» **What to work on**
Return each line of the data below verbatim; pictures are to be left out.

━━━━━ Stored data

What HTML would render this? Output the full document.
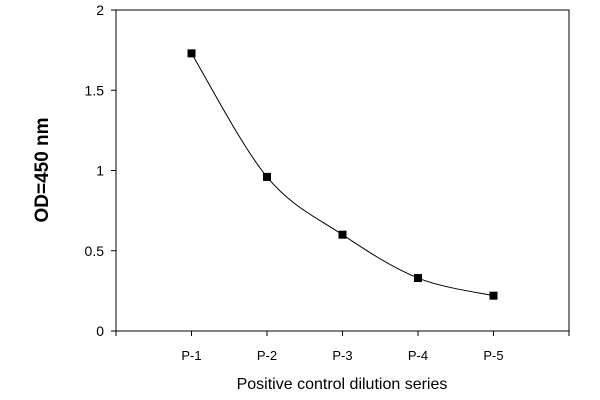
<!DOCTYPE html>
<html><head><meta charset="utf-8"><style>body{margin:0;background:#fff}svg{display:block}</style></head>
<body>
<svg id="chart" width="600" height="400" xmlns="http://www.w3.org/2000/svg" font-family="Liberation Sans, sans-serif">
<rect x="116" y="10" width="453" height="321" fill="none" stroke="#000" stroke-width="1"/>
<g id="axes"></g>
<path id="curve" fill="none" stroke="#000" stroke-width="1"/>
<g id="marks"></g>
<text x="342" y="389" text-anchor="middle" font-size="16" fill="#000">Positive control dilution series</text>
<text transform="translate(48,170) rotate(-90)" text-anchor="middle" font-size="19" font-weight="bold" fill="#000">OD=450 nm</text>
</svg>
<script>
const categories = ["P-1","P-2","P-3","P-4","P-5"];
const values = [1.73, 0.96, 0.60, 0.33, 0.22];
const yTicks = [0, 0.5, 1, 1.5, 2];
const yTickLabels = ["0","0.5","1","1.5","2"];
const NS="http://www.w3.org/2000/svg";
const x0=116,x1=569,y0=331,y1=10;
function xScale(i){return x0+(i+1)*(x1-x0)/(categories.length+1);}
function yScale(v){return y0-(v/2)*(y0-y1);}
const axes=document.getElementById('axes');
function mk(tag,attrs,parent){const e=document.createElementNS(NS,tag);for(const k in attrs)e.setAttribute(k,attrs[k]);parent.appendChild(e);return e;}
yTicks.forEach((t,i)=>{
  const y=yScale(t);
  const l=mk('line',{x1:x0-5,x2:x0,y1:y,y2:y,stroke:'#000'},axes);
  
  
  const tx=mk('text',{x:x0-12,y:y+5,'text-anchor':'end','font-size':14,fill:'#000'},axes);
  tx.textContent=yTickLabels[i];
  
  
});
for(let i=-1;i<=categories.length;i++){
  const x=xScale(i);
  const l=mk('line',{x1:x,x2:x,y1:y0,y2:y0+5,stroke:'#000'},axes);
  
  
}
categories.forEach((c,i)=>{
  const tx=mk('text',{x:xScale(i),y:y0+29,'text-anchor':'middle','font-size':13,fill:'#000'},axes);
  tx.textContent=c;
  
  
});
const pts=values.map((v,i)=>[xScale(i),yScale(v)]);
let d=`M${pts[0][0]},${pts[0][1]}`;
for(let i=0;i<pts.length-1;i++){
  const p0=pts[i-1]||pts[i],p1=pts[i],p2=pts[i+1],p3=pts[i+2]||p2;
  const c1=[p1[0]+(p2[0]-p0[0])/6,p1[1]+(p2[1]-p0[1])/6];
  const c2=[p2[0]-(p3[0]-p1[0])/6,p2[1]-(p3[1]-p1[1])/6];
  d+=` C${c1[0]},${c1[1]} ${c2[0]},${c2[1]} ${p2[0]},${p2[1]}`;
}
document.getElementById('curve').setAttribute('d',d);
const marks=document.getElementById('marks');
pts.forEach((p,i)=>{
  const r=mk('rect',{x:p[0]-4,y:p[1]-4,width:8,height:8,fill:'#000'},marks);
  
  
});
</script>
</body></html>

━━━━━━━━━━

» **Full answer**
What HTML would render this? Output the full document.
<!DOCTYPE html>
<html><head><meta charset="utf-8"><style>body{margin:0;background:#fff}svg{display:block}</style></head>
<body>
<svg id="chart" width="600" height="400" xmlns="http://www.w3.org/2000/svg" font-family="Liberation Sans, sans-serif">
<rect x="116" y="10" width="453" height="321" fill="none" stroke="#000" stroke-width="1"/>
<g id="axes"></g>
<path id="curve" fill="none" stroke="#000" stroke-width="1"/>
<g id="marks"></g>
<text x="342" y="389" text-anchor="middle" font-size="16" fill="#000">Positive control dilution series</text>
<text transform="translate(48,170) rotate(-90)" text-anchor="middle" font-size="19" font-weight="bold" fill="#000">OD=450 nm</text>
</svg>
<script>
const categories = ["P-1","P-2","P-3","P-4","P-5"];
const values = [1.73, 0.96, 0.60, 0.33, 0.22];
const yTicks = [0, 0.5, 1, 1.5, 2];
const yTickLabels = ["0","0.5","1","1.5","2"];
const NS="http://www.w3.org/2000/svg";
const x0=116,x1=569,y0=331,y1=10;
function xScale(i){return x0+(i+1)*(x1-x0)/(categories.length+1);}
function yScale(v){return y0-(v/2)*(y0-y1);}
const axes=document.getElementById('axes');
function mk(tag,attrs,parent){const e=document.createElementNS(NS,tag);for(const k in attrs)e.setAttribute(k,attrs[k]);parent.appendChild(e);return e;}
yTicks.forEach((t,i)=>{
  const y=yScale(t);
  const l=mk('line',{x1:x0-5,x2:x0,y1:y,y2:y,stroke:'#000'},axes);
  
  
  const tx=mk('text',{x:x0-12,y:y+5,'text-anchor':'end','font-size':14,fill:'#000'},axes);
  tx.textContent=yTickLabels[i];
  
  
});
for(let i=-1;i<=categories.length;i++){
  const x=xScale(i);
  const l=mk('line',{x1:x,x2:x,y1:y0,y2:y0+5,stroke:'#000'},axes);
  
  
}
categories.forEach((c,i)=>{
  const tx=mk('text',{x:xScale(i),y:y0+29,'text-anchor':'middle','font-size':13,fill:'#000'},axes);
  tx.textContent=c;
  
  
});
const pts=values.map((v,i)=>[xScale(i),yScale(v)]);
let d=`M${pts[0][0]},${pts[0][1]}`;
for(let i=0;i<pts.length-1;i++){
  const p0=pts[i-1]||pts[i],p1=pts[i],p2=pts[i+1],p3=pts[i+2]||p2;
  const c1=[p1[0]+(p2[0]-p0[0])/6,p1[1]+(p2[1]-p0[1])/6];
  const c2=[p2[0]-(p3[0]-p1[0])/6,p2[1]-(p3[1]-p1[1])/6];
  d+=` C${c1[0]},${c1[1]} ${c2[0]},${c2[1]} ${p2[0]},${p2[1]}`;
}
document.getElementById('curve').setAttribute('d',d);
const marks=document.getElementById('marks');
pts.forEach((p,i)=>{
  const r=mk('rect',{x:p[0]-4,y:p[1]-4,width:8,height:8,fill:'#000'},marks);
  
  
});
</script>
</body></html>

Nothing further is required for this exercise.